**WHAT TO DO**: Copy every line of the data that includes the string "document".

**RECORDS SUPPLIED**:
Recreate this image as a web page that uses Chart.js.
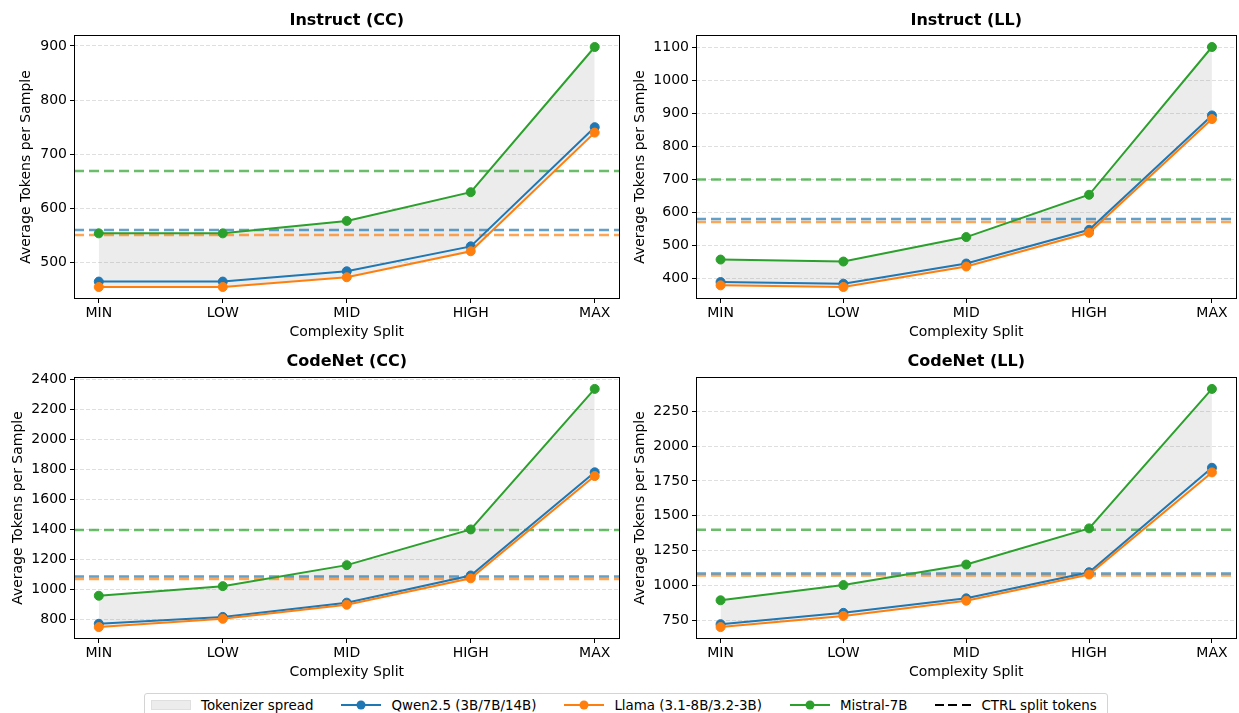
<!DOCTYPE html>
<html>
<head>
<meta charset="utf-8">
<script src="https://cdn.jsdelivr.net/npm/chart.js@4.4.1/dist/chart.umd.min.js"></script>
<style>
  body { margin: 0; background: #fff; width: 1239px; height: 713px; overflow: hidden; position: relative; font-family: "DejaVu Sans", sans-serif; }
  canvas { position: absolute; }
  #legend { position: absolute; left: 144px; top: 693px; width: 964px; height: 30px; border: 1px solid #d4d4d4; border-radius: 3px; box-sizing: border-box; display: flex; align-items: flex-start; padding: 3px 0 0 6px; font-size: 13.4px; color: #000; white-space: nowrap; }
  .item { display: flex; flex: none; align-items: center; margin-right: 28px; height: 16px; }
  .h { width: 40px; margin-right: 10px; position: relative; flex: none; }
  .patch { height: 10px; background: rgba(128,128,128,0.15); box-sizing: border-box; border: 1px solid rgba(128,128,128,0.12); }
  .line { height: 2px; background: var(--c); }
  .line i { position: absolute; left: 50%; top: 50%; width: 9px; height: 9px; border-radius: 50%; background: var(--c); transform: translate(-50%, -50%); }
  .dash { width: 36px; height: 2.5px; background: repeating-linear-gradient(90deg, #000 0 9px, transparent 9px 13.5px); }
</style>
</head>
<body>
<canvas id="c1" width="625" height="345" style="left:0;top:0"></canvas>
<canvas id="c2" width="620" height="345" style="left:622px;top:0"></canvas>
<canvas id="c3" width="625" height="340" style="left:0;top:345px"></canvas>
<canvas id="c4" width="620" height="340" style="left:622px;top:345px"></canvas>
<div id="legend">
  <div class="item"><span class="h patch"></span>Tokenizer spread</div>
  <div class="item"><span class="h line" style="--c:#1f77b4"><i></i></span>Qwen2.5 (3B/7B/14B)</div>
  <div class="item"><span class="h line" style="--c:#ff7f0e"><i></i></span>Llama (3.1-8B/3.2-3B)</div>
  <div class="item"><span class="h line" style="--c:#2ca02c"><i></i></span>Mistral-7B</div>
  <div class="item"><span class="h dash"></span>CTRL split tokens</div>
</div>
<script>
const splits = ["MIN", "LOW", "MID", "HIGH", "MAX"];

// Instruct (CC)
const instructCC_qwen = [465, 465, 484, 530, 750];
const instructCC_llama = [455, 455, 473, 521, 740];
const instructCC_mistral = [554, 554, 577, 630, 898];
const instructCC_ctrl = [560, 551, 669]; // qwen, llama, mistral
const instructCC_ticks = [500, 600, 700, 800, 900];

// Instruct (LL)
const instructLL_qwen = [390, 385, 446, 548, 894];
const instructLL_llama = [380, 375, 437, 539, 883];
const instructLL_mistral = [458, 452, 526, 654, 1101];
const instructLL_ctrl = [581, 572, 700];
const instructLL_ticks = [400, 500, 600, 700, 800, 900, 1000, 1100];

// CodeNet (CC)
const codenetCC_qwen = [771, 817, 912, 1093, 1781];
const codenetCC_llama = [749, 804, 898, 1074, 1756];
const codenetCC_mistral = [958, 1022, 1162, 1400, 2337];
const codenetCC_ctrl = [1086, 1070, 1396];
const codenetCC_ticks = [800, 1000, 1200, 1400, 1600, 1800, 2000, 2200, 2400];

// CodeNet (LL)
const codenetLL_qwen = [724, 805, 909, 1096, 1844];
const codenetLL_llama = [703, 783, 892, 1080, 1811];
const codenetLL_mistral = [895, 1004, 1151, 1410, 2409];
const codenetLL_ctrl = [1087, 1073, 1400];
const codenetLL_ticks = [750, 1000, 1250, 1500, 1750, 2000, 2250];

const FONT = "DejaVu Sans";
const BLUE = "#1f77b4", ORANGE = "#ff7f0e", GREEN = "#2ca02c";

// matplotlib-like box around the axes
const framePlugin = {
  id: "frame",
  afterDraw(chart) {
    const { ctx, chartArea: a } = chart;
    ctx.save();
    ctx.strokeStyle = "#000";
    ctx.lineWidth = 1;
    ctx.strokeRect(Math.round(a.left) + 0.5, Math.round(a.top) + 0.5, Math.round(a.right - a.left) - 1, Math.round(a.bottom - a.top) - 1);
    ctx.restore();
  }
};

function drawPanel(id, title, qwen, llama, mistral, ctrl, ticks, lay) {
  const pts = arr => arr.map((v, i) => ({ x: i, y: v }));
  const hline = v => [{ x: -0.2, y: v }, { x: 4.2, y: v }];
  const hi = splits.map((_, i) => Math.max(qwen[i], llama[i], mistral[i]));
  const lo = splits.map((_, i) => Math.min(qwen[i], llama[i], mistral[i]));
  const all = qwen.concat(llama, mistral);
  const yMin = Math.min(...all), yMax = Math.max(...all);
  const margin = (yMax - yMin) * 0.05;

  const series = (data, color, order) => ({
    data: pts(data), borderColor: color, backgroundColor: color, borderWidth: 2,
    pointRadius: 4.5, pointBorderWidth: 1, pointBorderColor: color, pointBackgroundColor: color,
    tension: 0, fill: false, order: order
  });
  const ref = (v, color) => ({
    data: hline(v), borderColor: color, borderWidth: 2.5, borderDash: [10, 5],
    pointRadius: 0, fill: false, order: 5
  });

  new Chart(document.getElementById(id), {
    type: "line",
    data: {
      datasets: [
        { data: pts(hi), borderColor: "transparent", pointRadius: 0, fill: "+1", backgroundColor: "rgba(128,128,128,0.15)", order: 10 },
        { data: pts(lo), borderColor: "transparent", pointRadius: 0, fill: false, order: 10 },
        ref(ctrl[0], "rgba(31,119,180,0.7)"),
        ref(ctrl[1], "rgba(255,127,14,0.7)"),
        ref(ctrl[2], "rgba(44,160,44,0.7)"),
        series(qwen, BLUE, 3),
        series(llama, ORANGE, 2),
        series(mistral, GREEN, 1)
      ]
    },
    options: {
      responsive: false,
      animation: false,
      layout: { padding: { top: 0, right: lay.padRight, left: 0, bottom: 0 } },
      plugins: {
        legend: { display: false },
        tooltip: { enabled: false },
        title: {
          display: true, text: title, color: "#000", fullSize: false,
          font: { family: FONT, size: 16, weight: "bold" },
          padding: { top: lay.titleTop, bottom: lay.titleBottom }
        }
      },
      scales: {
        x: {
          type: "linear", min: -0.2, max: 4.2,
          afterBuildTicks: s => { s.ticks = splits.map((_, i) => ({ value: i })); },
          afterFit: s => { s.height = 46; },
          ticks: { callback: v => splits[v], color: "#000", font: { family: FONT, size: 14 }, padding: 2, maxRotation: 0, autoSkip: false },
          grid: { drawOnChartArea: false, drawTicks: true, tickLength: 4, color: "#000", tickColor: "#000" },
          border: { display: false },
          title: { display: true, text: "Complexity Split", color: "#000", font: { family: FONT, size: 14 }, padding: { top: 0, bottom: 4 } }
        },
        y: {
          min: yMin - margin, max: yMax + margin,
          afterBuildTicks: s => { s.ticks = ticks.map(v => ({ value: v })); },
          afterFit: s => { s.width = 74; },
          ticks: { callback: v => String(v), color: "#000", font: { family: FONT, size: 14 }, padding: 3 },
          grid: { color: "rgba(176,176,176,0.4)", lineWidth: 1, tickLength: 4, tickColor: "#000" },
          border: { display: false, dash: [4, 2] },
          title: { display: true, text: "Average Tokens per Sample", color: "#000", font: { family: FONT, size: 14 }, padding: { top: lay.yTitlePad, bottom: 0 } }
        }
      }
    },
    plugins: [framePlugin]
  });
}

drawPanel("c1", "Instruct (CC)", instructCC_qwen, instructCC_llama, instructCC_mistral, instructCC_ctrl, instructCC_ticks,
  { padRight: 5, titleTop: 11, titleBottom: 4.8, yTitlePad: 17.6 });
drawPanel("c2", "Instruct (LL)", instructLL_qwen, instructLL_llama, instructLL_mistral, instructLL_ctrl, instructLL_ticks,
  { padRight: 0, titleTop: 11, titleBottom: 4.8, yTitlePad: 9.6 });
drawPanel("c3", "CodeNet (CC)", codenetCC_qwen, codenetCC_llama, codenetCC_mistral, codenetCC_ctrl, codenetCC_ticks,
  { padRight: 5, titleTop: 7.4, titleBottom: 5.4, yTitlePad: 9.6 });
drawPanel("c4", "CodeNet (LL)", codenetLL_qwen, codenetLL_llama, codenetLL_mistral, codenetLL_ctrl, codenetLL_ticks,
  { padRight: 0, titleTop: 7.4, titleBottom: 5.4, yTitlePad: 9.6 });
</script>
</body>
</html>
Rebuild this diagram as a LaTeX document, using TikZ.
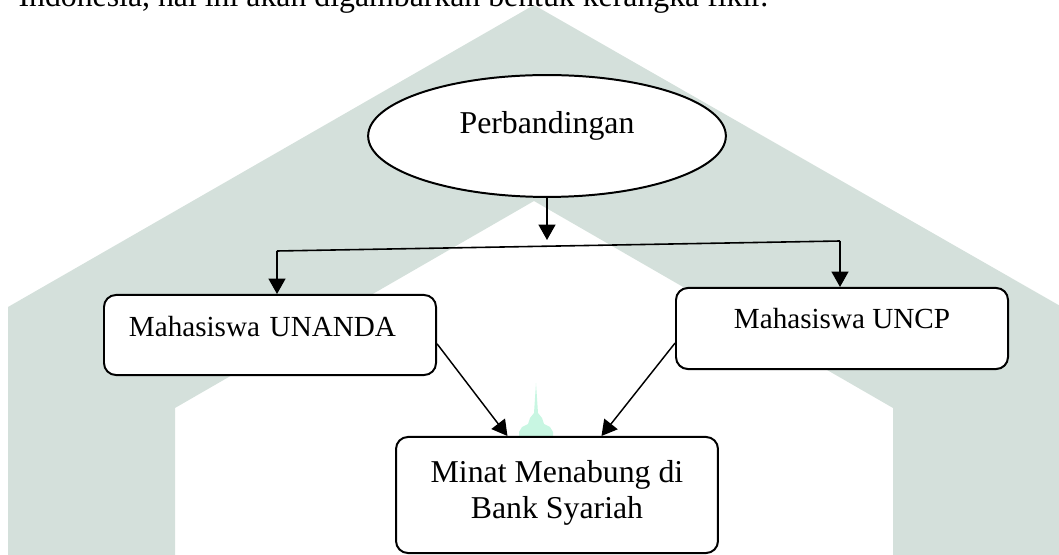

**WRITTEN ANSWER**:
  new Chart(document.getElementById(id), {
Rebuild this diagram as a LaTeX document, using TikZ.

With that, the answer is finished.